Your Newborn’s Appearance
Full-term babies usually weigh between 5 and 10 pounds at birth and are between 18 and 22 inches long.
During labor and delivery, the baby’s head may become long and cone-shaped to fit through the birth canal. This is called “molding.” Molding is normal, and your baby’s head should become round in a few days. You may notice a small scab on the baby’s head from an internal monitor. This heals in a few days.
Infants usually have grayish-blue or grayish-brown eyes at birth. An infant’s true eye color may evolve over several months. Tear ducts are small at birth. Tears are usually not produced in noticeable amounts with crying until the baby is one to two months of age. The eyelids may be swollen from pressure during delivery. A normal newborn’s eyes may cross once in a while during the first few weeks of life.
Your baby has soft spots (fontanels) on the front and back of the head formed by the gap between the bones of the skull.

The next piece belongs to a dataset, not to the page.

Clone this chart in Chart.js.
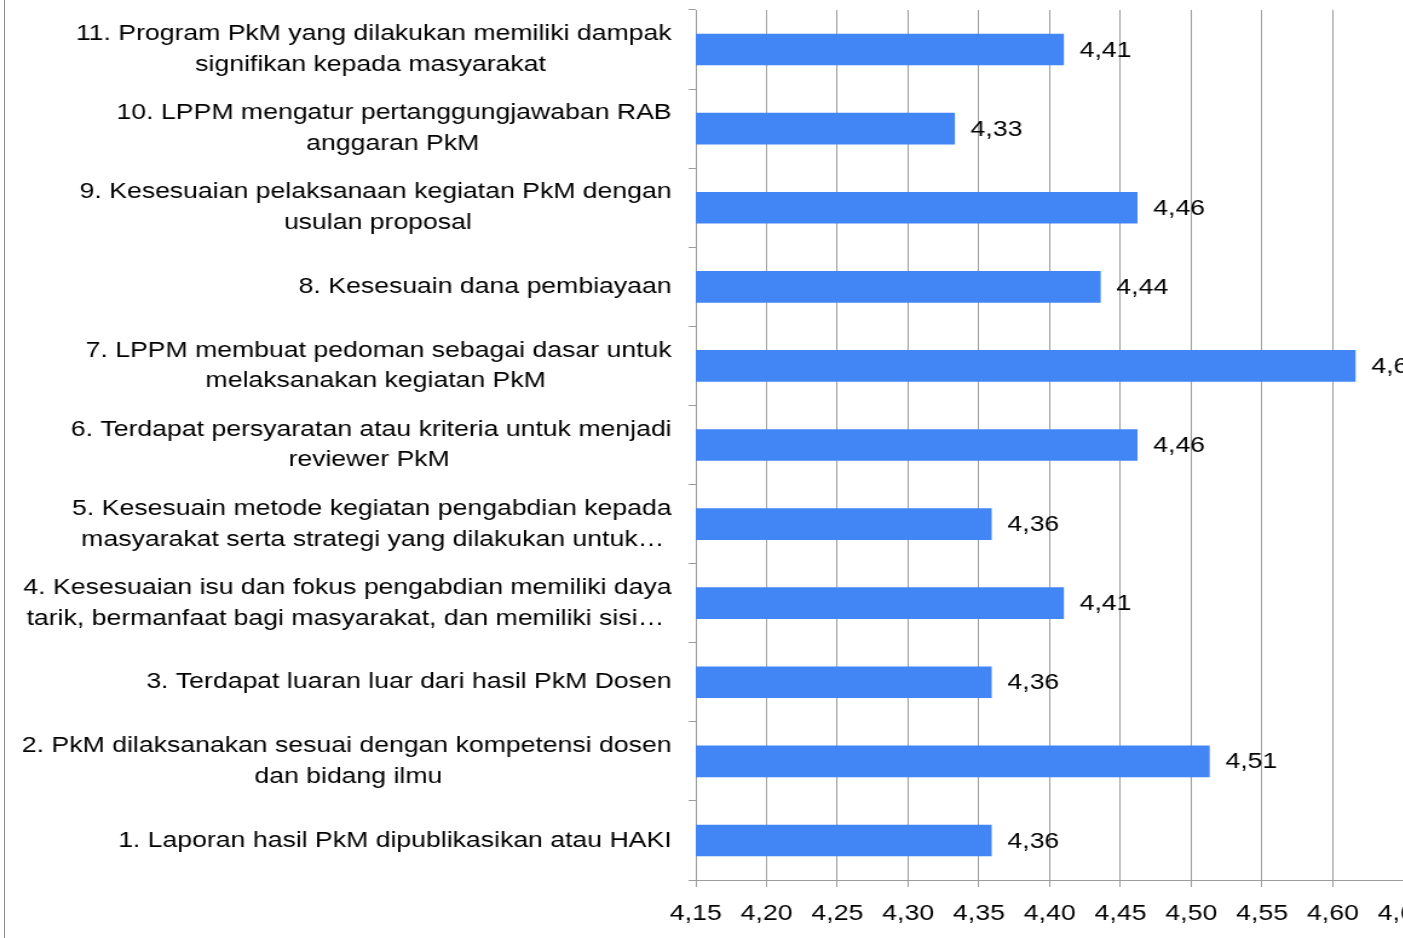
<!DOCTYPE html>
<html><head><meta charset="utf-8">
<script src="https://cdn.jsdelivr.net/npm/chart.js@4/dist/chart.umd.min.js"></script>
<style>
html,body{margin:0;padding:0;background:#fff;overflow:hidden;width:1403px;height:938px;}
#wrap{position:relative;width:1403px;height:938px;overflow:hidden;}
#c{position:absolute;left:0;top:0;}
#frame{position:absolute;left:4px;top:0;width:1px;height:938px;background:#8c8c8c;}
</style></head><body>
<div id="wrap"><canvas id="c" width="1190" height="938" style="width:1440px;height:938px"></canvas><div id="frame"></div></div>
<script>
// Categories (bottom to top), split into their displayed lines
const categoryLines = [
  ["1. Laporan hasil PkM dipublikasikan atau HAKI"],
  ["2. PkM dilaksanakan sesuai dengan kompetensi dosen", "dan bidang ilmu"],
  ["3. Terdapat luaran luar dari hasil PkM Dosen"],
  ["4. Kesesuaian isu dan fokus pengabdian memiliki daya", "tarik, bermanfaat bagi masyarakat, dan memiliki sisi\u2026"],
  ["5. Kesesuain metode kegiatan pengabdian kepada", "masyarakat serta strategi yang dilakukan untuk\u2026"],
  ["6. Terdapat persyaratan atau kriteria untuk menjadi", "reviewer PkM"],
  ["7. LPPM membuat pedoman sebagai dasar untuk", "melaksanakan kegiatan PkM"],
  ["8. Kesesuain dana pembiayaan"],
  ["9. Kesesuaian pelaksanaan kegiatan PkM dengan", "usulan proposal"],
  ["10. LPPM mengatur pertanggungjawaban RAB", "anggaran PkM"],
  ["11. Program PkM yang dilakukan memiliki dampak", "signifikan kepada masyarakat"]
];
// Scores (same order)
const scores = [4.359, 4.513, 4.359, 4.41, 4.359, 4.462, 4.616, 4.436, 4.462, 4.333, 4.41];
// X axis range / tick step
const xMin = 4.15;
const xMax = 4.65;
const xStep = 0.05;

const FONT_FAMILY = '"Liberation Sans", Arial, sans-serif';
const FONT_SIZE = 22;
const fmt = v => v.toFixed(2).replace('.', ',');

// centre the lines of each label on each other (right-aligned longest line)
function centerLines(lines) {
  const ctx = document.createElement('canvas').getContext('2d');
  ctx.font = FONT_SIZE + 'px ' + FONT_FAMILY;
  const w = lines.map(l => ctx.measureText(l).width);
  const maxW = Math.max(...w);
  const sp = ctx.measureText(' ').width;
  return lines.map((l, i) => l + ' '.repeat(Math.max(0, Math.round((maxW - w[i]) / 2 / sp))));
}
const labels = categoryLines.map(centerLines);

const valueLabels = {
  id: 'valueLabels',
  afterDatasetsDraw(chart) {
    const ctx = chart.ctx;
    const meta = chart.getDatasetMeta(0);
    ctx.save();
    ctx.font = FONT_SIZE + 'px ' + FONT_FAMILY;
    ctx.fillStyle = '#000';
    ctx.textAlign = 'left';
    ctx.textBaseline = 'middle';
    meta.data.forEach((bar, i) => {
      ctx.fillText(fmt(scores[i]), bar.x + 13, bar.y + 1);
    });
    ctx.restore();
  }
};

const GRID = '#9c9c9c';
new Chart(document.getElementById('c'), {
  type: 'bar',
  data: {
    labels: labels,
    datasets: [{
      data: scores,
      backgroundColor: '#4285f4',
      borderWidth: 0,
      barPercentage: 0.8,
      categoryPercentage: 0.5
    }]
  },
  options: {
    indexAxis: 'y',
    responsive: false,
    animation: false,
    events: [],
    layout: { padding: { top: 10, right: 30, bottom: 0, left: 0 } },
    plugins: { legend: { display: false }, tooltip: { enabled: false } },
    scales: {
      x: {
        min: xMin, max: xMax,
        ticks: {
          stepSize: xStep,
          callback: v => fmt(v),
          color: '#000',
          font: { family: FONT_FAMILY, size: FONT_SIZE },
          padding: 14,
          maxRotation: 0, autoSkip: false
        },
        grid: { color: GRID, lineWidth: 1, tickLength: 7 },
        border: { color: GRID, width: 1 },
        afterFit: s => { s.height = 58; s.paddingLeft = 0; s.paddingRight = 0; }
      },
      y: {
        reverse: true,
        ticks: {
          color: '#000',
          font: { family: FONT_FAMILY, size: FONT_SIZE, lineHeight: 1.4 },
          padding: 14,
          autoSkip: false
        },
        grid: { color: GRID, drawOnChartArea: false, tickLength: 6, offset: true },
        border: { color: GRID, width: 1 },
        afterFit: s => { s.width = 575; s.paddingTop = 0; s.paddingBottom = 0; }
      }
    }
  },
  plugins: [valueLabels]
});
</script>
</body></html>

Both fontanels are covered by a tough membrane and can’t be damaged by shampooing, brushing or gently touching your baby’s head. It is normal to see it moving up and down as your baby feeds or cries. It should not look sunken or bulging at other times.
Your baby may have a grayish-white, cheese-like coating – called “vernix” – on his or her skin at birth. Vernix protects the skin before birth and is most apparent in baby’s skin folds. Vernix may not all wash off with the first bath, but will be reabsorbed through the skin. It is not necessary to remove it.
Most babies’ skin peels after birth because they have been in fluid for many months. This generalized peeling is completely normal and requires no treatment. Oils or lotions are not necessary and may irritate or clog baby’s skin.
Hands and feet
It’s common for the baby’s hands and feet to be a blue-gray color in the first few days of life because the baby’s circulatory system is not yet efficient at getting blood to these distant parts. It is most noticeable when baby is cold. This is normal and requires no treatment or special care.
Some babies develop a blotchy, red rash within 24 to 48 hours after birth. This is harmless and disappears without treatment in a few days. If any rash is weeping (has drainage), bring it to the attention of your pediatrician. Please ask the nurses or your pediatrician about any rash your infant has.
Some babies have patches of pink on the nose, eyelids and neck, commonly called “stork bites.” Usually they fade slowly and disappear by two years of age.
White spots on face
White pimple-like spots, called “milia,” on your baby’s nose, chin and cheeks are due to clogged oil glands. These are normal and will disappear in one to two weeks.
Dark bluish-gray patches on the back and buttocks are called “Mongolian spots,” and fade gradually during the first or second year of life.
You may notice that your baby is quite hairy on the shoulders, ears and back. This will gradually fall off.
Swollen breasts on baby
The breasts of both boys and girls may be swollen for the first three to five days after birth. This is common in newborns due to the passing of the mother’s hormones before birth. If redness or tenderness accompanies, please bring this to the attention of your pediatrician or nurse.
It is common to see swelling of genitals in newborns after birth. There may also be a small amount of blood and white mucous discharge from the vagina. This is due to hormones the mother passed the baby before birth.
During pregnancy, your baby needs more red blood cells to carry oxygen than he or she needs after birth. The red blood cells that are no longer needed break down. A substance released by this process is call bilirubin.
Bilirubin sometimes builds up in the baby’s blood and causes the skin to appear yellow or tan, and the whites of the eyes to be yellow. Jaundice is the name for yellow color. Jaundice is very treatable and rarely serious.
Most jaundice caused by this normal adjustment following birth requires no treatment. It is called “physiological jaundice.” This jaundice reaches its peak in three to five days after birth and then begins to disappear. Babies excrete bilirubin naturally in their stool. Your pediatrician may suggest feeding your baby more frequently. There is no need to place your baby near a sunny window. Even short exposure to sunlight can cause injury and burn baby’s skin.
Certain infants are at increased risk for jaundice. These include infants whose blood type is different than their mother’s, premature babies, and infants who become sick with infections shortly after birth.
If the bilirubin level is too high (measured by a blood test), a special light treatment called phototherapy may be needed to help your baby’s body get rid of the bilirubin.